**WHAT TO DO**. Using the data beneath, show every line that includes the word "Write".

# START OF TASK INPUTS

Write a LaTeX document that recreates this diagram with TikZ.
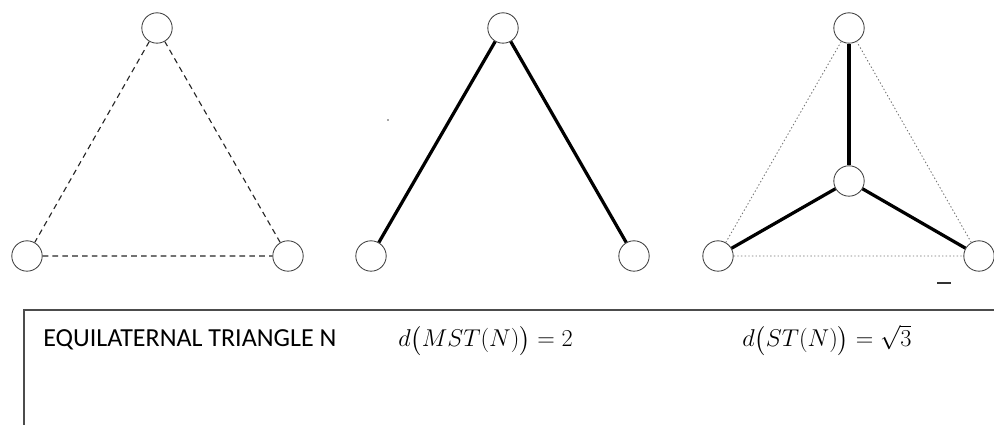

# END OF TASK INPUTS
# START OF TASK INPUTS

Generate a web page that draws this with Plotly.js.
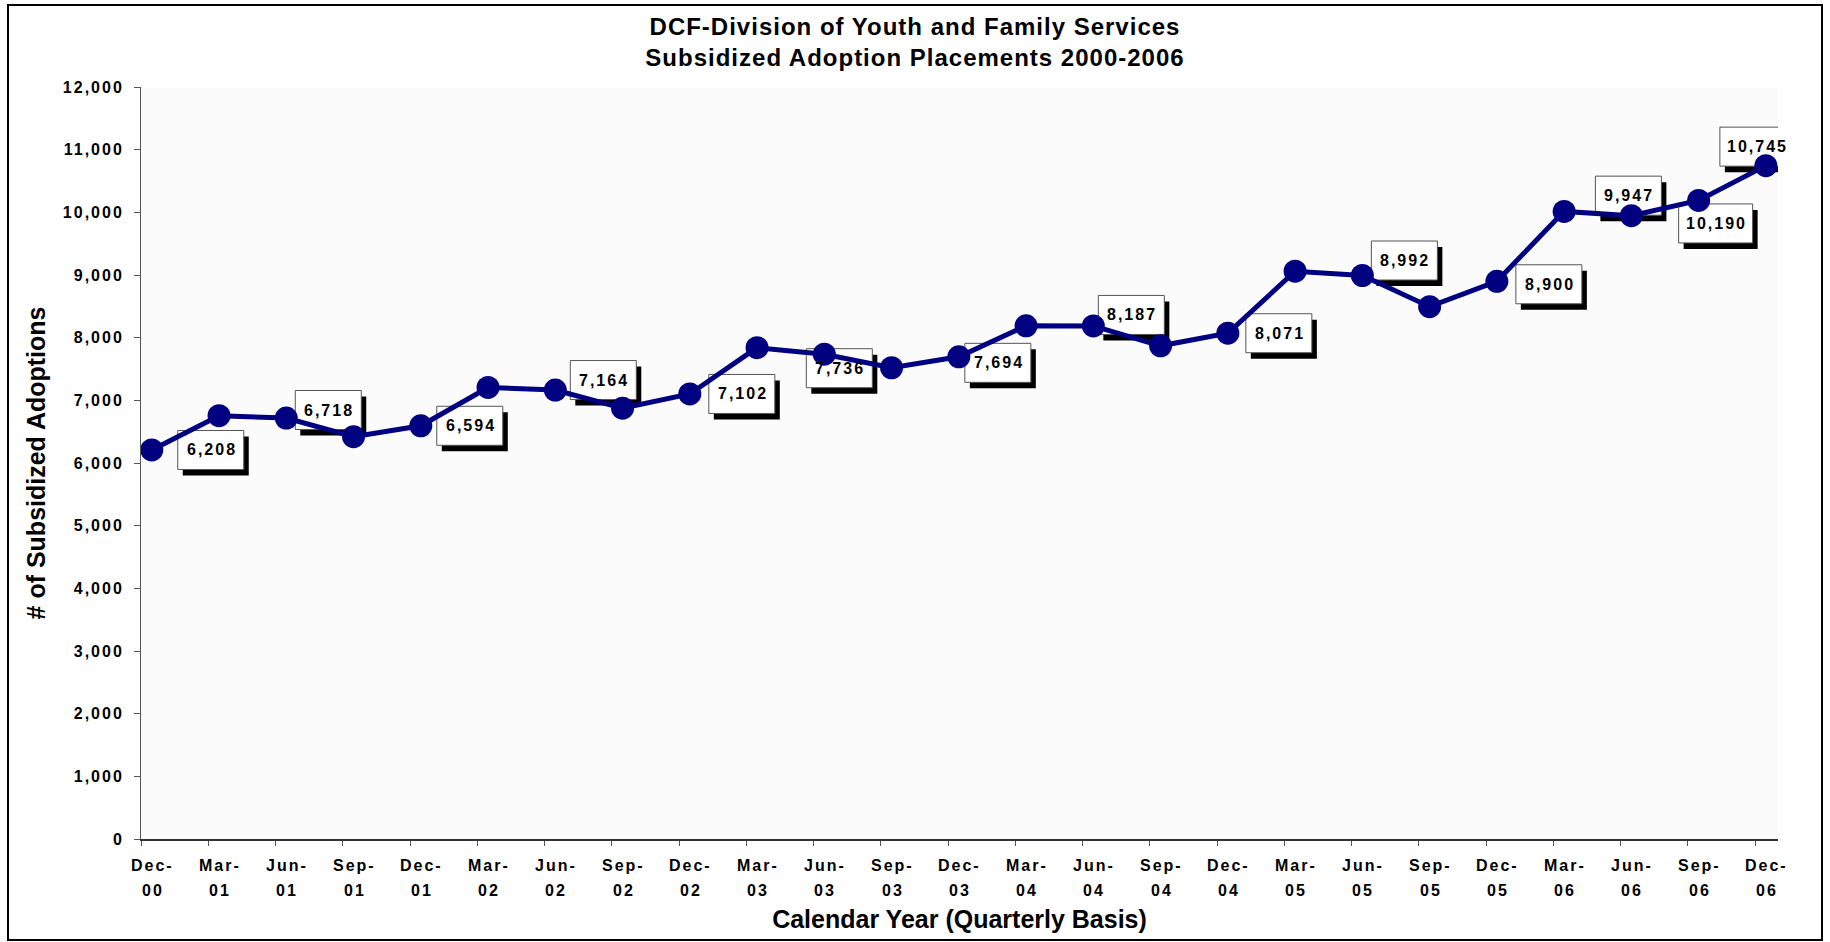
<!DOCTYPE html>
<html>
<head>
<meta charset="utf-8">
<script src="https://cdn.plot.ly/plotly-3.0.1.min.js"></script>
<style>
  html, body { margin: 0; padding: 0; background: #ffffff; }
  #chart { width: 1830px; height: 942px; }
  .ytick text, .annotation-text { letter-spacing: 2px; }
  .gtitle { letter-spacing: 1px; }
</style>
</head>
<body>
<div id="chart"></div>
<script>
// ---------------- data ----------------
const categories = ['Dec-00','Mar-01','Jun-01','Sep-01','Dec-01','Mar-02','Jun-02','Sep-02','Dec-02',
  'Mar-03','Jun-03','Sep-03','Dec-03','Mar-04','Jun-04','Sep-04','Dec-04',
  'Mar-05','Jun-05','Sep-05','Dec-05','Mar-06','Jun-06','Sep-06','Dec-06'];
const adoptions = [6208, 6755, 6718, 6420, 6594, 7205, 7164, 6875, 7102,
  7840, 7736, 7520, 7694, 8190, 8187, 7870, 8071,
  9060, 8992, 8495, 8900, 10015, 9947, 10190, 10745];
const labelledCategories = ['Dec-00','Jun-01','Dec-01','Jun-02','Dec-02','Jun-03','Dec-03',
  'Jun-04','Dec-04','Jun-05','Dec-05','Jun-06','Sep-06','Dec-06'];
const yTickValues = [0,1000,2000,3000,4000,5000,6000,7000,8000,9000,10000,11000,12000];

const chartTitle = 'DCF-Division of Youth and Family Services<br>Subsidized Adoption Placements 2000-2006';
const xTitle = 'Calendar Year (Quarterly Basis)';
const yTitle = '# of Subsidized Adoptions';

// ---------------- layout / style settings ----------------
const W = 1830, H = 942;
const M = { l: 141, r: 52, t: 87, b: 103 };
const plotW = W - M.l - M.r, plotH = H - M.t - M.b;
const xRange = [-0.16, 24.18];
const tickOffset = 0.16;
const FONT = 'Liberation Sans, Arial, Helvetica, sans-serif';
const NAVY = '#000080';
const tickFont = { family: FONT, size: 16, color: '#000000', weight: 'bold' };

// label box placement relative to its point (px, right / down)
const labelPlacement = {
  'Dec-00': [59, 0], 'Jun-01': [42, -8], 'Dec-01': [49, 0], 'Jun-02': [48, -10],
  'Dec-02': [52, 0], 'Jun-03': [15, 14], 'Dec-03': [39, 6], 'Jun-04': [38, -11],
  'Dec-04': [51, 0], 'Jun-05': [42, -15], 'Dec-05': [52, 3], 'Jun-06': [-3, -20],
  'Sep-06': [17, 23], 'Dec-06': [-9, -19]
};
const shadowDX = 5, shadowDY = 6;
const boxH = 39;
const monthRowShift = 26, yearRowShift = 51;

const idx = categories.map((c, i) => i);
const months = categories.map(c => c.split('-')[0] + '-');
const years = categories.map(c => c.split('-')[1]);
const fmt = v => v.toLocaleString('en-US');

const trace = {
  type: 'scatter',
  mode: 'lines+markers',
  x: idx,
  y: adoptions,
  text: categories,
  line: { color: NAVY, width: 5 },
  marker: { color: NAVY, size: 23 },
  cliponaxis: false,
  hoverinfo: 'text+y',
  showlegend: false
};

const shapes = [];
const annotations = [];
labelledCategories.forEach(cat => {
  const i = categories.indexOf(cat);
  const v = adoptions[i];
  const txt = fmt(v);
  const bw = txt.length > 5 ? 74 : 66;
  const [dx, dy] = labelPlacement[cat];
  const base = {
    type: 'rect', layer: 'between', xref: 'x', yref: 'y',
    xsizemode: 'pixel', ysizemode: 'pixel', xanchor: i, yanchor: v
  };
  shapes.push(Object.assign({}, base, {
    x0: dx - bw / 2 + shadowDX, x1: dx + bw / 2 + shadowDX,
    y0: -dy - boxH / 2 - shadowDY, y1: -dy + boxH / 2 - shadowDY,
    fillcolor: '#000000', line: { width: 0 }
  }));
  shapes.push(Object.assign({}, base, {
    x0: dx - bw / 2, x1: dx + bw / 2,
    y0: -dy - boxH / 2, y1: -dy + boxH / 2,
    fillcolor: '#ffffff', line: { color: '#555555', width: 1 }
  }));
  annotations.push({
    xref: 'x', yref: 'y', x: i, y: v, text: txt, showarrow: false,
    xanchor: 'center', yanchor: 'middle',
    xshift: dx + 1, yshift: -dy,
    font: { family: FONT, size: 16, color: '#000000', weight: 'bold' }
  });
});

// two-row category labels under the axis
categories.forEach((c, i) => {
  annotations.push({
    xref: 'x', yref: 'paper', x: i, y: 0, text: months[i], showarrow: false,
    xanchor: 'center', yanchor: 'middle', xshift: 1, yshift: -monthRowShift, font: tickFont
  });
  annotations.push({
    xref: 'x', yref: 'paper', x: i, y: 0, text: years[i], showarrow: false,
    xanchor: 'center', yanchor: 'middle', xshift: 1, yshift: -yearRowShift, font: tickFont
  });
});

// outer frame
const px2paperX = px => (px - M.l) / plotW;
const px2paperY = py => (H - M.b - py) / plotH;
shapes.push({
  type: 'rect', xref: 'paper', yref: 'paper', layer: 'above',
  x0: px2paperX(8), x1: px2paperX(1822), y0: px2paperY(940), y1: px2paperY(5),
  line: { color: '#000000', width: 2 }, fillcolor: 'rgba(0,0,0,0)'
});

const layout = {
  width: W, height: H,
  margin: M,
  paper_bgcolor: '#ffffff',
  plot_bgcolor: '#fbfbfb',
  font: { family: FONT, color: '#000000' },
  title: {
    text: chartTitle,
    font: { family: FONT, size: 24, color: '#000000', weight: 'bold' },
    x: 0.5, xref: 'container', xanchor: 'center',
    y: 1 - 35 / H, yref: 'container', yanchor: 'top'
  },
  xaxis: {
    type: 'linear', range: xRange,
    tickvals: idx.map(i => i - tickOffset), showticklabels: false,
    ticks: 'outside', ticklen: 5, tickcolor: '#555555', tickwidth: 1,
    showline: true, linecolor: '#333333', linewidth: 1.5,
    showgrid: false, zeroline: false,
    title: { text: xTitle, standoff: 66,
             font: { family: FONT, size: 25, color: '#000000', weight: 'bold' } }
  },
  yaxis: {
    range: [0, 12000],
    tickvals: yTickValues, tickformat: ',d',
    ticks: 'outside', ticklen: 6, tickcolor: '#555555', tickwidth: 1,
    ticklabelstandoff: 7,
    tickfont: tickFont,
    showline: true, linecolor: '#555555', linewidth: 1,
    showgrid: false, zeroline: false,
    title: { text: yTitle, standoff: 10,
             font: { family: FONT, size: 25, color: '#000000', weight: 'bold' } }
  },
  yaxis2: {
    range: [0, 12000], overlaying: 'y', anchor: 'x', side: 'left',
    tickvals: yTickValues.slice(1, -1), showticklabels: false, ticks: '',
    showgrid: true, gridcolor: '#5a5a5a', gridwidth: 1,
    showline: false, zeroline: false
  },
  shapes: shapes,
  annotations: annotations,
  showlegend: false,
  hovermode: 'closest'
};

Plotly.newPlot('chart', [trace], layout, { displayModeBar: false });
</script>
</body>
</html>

# END OF TASK INPUTS
# START OF TASK INPUTS

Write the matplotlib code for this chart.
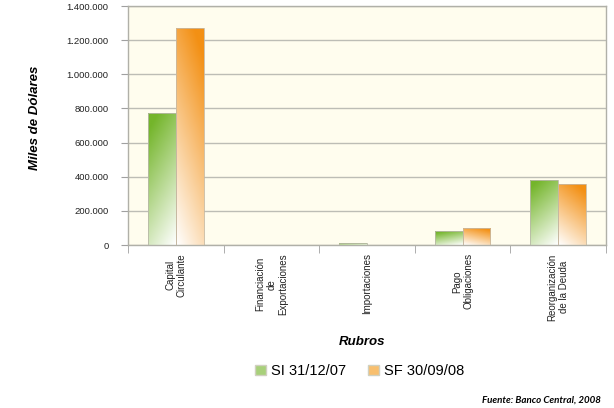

# END OF TASK INPUTS

**OUTPUT FOR THIS EXERCISE**.
Write a LaTeX document that recreates this diagram with TikZ.
Write the matplotlib code for this chart.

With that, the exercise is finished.